Start of ENTRIES SHOWN

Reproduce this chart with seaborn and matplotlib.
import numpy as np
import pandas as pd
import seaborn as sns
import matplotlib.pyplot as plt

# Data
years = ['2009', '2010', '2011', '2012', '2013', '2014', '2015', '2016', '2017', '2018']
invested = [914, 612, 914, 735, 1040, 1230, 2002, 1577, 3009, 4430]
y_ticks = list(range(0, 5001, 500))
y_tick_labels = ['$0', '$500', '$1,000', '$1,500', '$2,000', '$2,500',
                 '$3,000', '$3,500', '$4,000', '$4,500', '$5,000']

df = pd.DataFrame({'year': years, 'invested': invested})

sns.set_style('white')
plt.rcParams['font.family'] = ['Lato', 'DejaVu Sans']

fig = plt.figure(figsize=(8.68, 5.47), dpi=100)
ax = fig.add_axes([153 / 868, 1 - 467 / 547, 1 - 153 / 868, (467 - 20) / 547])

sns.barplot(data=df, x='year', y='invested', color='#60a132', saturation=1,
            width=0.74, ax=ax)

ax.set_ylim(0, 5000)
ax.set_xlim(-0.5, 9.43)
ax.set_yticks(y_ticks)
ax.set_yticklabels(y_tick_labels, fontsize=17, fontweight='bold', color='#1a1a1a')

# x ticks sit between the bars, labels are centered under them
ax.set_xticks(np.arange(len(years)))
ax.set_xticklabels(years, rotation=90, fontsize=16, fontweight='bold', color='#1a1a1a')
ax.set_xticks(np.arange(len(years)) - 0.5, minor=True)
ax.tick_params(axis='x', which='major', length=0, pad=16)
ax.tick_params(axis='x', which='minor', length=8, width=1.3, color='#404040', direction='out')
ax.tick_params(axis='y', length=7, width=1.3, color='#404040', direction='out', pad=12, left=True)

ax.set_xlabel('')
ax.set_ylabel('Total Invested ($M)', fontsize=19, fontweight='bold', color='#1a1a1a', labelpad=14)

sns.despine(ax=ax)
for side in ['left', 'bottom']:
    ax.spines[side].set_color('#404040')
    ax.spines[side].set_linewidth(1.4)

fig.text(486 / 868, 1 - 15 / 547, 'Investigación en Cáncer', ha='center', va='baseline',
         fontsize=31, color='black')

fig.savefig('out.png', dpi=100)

End of ENTRIES SHOWN
Start of ENTRIES SHOWN

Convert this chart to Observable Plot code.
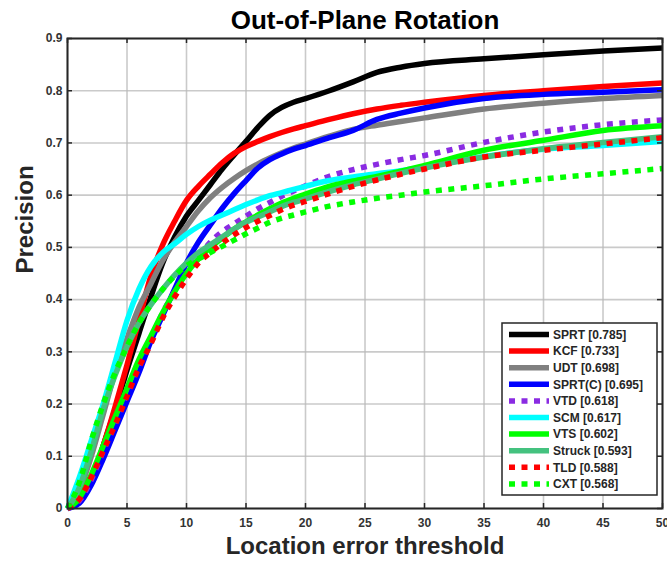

End of ENTRIES SHOWN

§ TASK REQUIREMENTS: With the first line being the one containing "Reproduce this chart" and the last line the one containing "import matplotlib.pyplot as plt", transcribe exactly the lines above that fall in that range.

§ EXERCISE OUTPUT:
Reproduce this chart with seaborn and matplotlib.
import numpy as np
import pandas as pd
import seaborn as sns
import matplotlib.pyplot as plt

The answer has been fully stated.